Secondo voi, quali di queste tre opzioni riflette maggiormente la realtà scolastica italiana da voi vissuta?
Ovviamente l'interculturalismo è l'opzione auspicabile.
E' assurdo pensare di poter vivere in questo mondo senza subire contaminazioni e senza contaminare.
Abbiamo visto cosa può significare la "purezza della razza" e l'esistenza di una "cultura dominante".
Ragionare in questi termini è deleterio, controproducente e non guarda lontano.

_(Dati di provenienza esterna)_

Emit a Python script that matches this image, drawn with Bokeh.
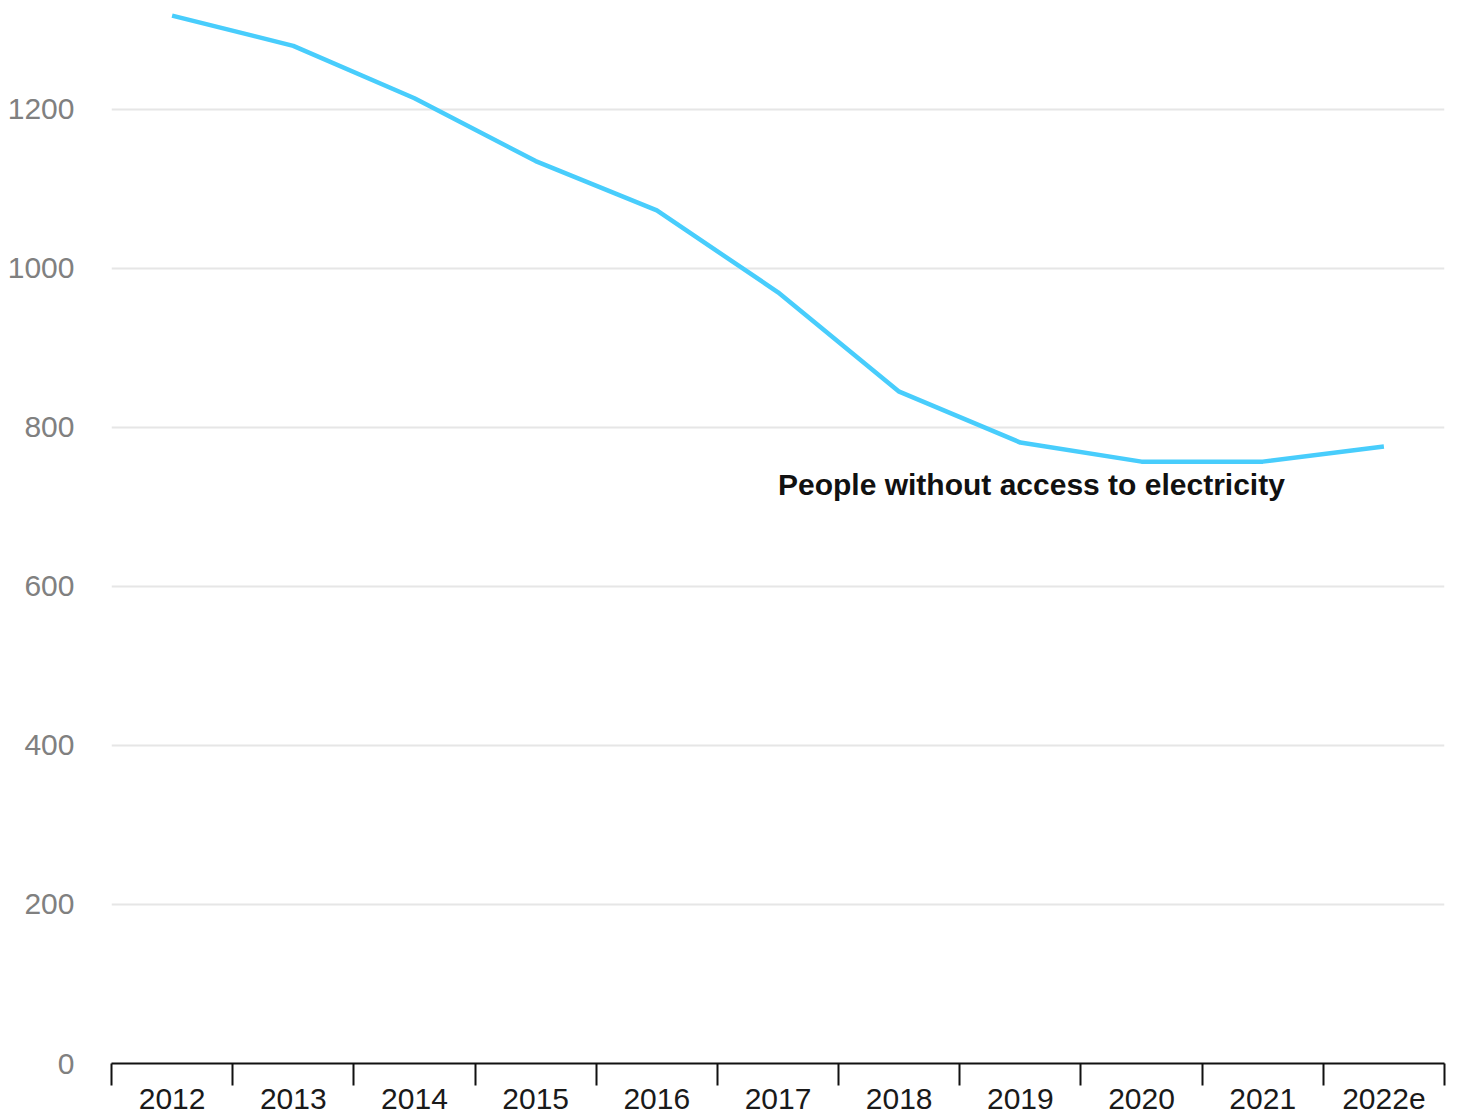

Ciò che ho vissuto io è l'assimilazione, in toto, a parte sporadici casi di interculturalismo ad opera di rari insegnanti più sensibili e lungimiranti di altri.
E per converso, io ho avuto ben pochi problemi a vivere la mia vita perchè mi sono lasciato assimilare, forzando anche un po' la mano su quello che avrei potuto essere se avessi mantenuto qualcosa del mio bagaglio culturale originario.
Irene ha scritto:
*Quali fattori hanno influito sulle vostre scelte relative ai diversi percorsi della scuola secondaria superiore? La classe sociale di appartenenza? Il capitale culturale dei vostri genitori? Il genere? La vostra storia individuale (che considera la lunghezza della permanenza nel caso in cui non siate nati in Italia o la vicinanza alle aspettative e alle prospettive dei ragazzi italiani da generazioni, se invece siete nati in questo paese)?
Scuola superiore....i professori delle scuole medie hanno cercato di indirizzarmi ad un liceo classico o scientifico (tenendo conto delle mie attitudini, e dei miei voti).
Originariamente optai per il primo (seguendo un amico), poi però mi lasciai convincere da un assistente tecnico, (i famosi inutili "atp") - amico di famiglia - che operava nell'istituto tecnico dove c'era questo diploma in "liceo scientifico tecnologico"; una gran bufala, di cui a posteriori mi pento molto.
Comunque, in entrambi i casi, la scelta era motivata dall'intenzione di continuare gli studi anche dopo le scuole superiori, scelta condivisa e incoraggiata dai miei genitori, perchè dicevano "dovete studiare, per non fare i lavori di merda che siamo costretti a fare noi"
.
ps: la prossima volta puoi fare una domanda per volta?